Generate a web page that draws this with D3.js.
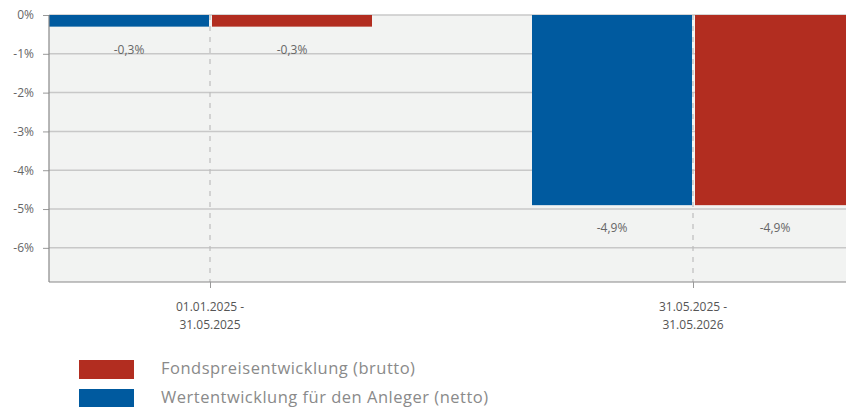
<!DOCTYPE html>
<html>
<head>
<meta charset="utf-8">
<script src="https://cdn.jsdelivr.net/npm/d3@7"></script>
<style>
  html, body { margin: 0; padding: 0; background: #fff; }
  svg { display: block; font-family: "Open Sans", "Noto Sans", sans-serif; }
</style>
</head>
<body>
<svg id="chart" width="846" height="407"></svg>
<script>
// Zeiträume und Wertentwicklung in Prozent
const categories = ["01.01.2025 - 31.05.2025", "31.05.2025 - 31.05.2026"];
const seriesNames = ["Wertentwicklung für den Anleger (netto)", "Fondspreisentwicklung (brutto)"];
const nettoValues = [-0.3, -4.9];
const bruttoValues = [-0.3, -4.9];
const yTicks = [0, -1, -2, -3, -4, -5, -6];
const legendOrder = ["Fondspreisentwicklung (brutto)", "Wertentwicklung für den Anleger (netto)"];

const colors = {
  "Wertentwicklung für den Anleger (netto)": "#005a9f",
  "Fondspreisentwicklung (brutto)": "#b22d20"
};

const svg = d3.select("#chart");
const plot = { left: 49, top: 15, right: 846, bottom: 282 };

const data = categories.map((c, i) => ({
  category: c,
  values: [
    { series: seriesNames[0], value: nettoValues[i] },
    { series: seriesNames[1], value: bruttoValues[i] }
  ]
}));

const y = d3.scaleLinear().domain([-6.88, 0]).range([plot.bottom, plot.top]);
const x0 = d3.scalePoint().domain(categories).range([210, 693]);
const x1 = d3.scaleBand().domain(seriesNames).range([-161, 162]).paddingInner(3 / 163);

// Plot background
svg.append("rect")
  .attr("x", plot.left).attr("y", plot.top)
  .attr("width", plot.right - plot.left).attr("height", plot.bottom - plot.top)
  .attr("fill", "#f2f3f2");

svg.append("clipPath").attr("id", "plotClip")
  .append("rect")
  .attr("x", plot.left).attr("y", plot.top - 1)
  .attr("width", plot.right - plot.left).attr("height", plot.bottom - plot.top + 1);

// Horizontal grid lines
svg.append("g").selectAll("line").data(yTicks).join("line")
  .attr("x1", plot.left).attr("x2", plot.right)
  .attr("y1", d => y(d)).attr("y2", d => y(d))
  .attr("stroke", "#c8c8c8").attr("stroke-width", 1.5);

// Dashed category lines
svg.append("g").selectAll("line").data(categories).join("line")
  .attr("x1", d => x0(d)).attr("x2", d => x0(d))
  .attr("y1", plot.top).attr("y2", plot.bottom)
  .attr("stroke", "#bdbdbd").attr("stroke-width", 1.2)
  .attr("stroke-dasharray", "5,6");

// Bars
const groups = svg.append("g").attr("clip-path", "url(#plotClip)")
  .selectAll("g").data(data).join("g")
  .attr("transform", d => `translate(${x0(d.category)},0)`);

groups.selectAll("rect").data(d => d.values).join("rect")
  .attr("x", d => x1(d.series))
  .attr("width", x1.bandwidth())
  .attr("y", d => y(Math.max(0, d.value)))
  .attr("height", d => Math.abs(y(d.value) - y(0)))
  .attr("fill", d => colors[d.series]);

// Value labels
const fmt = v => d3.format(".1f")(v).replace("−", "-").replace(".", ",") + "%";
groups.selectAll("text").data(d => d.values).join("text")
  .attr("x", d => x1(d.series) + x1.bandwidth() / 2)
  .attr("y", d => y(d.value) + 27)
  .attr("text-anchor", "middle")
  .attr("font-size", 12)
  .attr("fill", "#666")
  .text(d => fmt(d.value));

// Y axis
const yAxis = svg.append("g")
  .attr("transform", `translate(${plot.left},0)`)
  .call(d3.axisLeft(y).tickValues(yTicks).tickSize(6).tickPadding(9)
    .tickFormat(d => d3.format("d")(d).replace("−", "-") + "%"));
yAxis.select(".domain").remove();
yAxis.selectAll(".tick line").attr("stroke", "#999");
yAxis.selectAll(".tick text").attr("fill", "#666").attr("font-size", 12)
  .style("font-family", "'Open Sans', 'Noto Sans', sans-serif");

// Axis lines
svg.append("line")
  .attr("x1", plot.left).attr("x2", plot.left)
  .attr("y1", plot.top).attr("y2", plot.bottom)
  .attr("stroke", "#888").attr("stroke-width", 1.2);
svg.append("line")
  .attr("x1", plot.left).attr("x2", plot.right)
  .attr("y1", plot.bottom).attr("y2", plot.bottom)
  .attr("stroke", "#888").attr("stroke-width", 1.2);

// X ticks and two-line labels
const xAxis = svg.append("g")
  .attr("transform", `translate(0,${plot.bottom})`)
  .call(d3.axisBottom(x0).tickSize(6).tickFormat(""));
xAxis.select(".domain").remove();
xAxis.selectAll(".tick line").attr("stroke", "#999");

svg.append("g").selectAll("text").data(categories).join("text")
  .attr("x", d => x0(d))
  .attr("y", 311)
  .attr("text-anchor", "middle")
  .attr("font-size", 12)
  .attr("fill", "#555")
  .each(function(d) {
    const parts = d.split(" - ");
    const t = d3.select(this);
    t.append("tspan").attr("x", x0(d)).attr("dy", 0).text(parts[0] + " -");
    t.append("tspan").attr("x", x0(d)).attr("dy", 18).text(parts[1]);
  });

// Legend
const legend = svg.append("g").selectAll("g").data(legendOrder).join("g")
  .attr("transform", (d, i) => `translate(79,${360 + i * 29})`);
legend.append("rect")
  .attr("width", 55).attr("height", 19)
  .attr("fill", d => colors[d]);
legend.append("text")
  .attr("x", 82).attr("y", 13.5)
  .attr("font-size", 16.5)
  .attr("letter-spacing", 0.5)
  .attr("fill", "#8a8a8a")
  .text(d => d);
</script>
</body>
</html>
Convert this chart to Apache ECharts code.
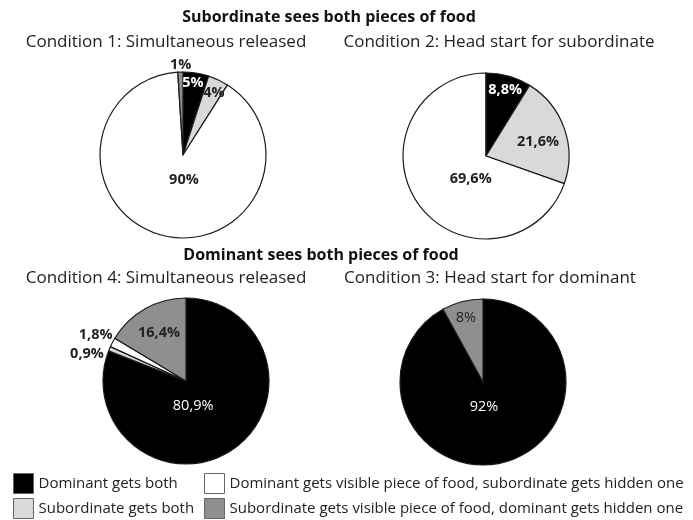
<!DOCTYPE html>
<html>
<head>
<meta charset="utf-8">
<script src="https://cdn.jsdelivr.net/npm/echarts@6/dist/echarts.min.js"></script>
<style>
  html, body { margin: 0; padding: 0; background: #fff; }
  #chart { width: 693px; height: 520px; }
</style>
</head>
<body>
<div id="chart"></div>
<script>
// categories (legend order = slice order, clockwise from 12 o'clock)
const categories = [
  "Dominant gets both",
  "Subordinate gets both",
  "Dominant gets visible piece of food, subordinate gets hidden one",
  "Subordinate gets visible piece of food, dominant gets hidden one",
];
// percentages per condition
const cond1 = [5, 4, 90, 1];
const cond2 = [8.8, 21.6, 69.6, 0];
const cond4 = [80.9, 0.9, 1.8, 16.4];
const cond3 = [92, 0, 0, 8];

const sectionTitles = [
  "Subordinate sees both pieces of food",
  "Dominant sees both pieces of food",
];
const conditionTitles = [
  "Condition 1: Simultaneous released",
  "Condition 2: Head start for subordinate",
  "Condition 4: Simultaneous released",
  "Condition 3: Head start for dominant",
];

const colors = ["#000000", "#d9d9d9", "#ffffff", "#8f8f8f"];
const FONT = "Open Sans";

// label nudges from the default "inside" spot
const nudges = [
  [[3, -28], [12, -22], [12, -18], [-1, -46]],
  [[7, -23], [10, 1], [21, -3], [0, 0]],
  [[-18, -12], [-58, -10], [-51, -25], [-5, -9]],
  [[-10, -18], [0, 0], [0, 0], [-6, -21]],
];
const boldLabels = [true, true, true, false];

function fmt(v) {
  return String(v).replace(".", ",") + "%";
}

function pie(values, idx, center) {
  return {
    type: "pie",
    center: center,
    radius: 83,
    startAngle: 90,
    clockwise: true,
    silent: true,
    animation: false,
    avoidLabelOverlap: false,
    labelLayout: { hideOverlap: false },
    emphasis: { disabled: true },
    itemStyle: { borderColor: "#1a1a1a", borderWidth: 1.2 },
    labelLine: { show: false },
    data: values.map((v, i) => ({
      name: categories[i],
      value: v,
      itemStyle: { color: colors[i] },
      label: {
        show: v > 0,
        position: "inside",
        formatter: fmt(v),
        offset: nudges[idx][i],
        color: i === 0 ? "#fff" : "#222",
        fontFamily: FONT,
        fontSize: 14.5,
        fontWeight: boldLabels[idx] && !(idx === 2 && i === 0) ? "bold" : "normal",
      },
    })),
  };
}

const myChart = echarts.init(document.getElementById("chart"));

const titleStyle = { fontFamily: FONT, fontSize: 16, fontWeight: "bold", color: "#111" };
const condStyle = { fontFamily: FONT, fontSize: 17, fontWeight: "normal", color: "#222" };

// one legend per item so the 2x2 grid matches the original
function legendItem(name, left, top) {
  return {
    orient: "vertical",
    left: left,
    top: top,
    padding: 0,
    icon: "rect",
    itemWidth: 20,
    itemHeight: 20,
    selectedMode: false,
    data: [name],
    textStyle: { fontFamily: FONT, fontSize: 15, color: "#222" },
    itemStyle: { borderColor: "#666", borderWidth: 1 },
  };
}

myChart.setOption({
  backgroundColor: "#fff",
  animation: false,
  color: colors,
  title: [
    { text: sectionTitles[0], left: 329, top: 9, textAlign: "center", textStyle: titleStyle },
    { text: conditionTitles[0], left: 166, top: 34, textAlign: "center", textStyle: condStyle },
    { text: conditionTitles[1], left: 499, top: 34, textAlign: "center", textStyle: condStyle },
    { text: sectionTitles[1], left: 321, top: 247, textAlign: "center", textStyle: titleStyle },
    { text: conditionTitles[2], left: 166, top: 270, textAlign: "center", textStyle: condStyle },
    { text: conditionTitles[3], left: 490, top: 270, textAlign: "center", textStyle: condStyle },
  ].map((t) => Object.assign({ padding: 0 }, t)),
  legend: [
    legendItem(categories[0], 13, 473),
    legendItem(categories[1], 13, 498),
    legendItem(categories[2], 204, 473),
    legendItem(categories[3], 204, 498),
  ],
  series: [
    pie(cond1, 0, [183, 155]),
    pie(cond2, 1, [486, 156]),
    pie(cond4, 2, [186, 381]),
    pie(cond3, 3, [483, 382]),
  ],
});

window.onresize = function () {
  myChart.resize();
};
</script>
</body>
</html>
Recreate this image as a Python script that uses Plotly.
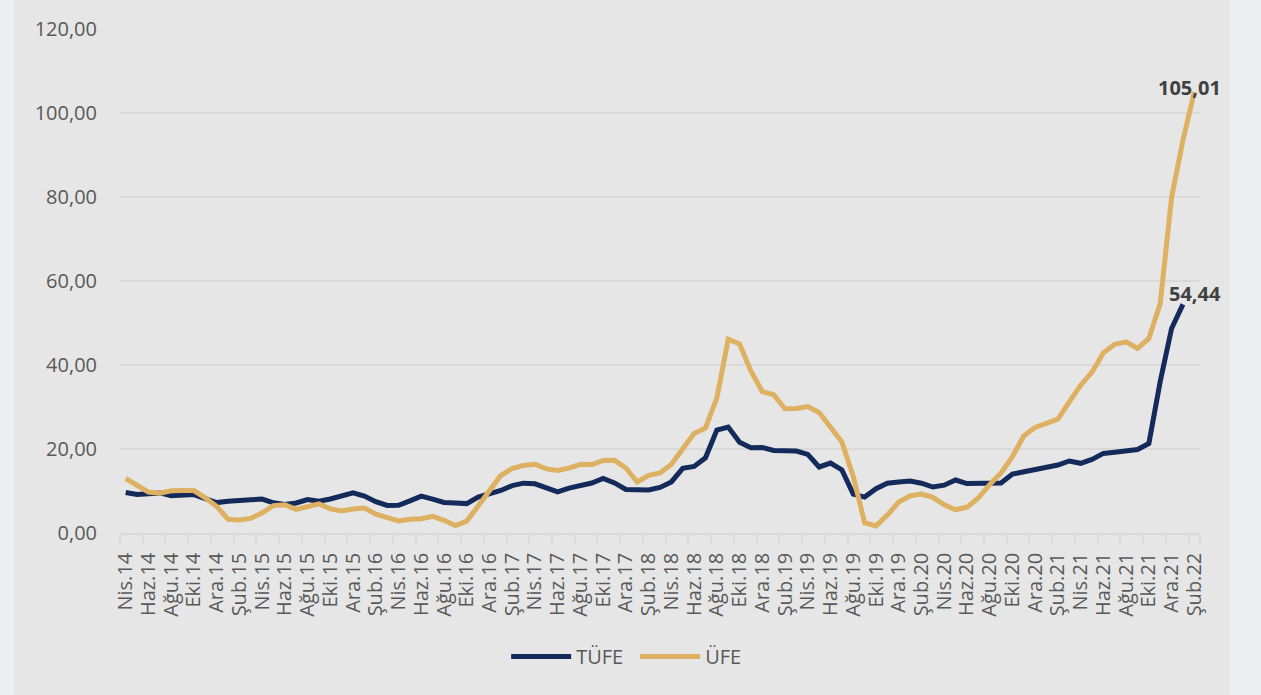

────────────────

What is asked:
Find the lines above holding the word "this" and show them.

Response below:
Generate a web page that draws this with D3.js.
    const t = d3.select(this);
Convert this chart to Apache ECharts code.
Recreate this image as a Python script that uses Plotly.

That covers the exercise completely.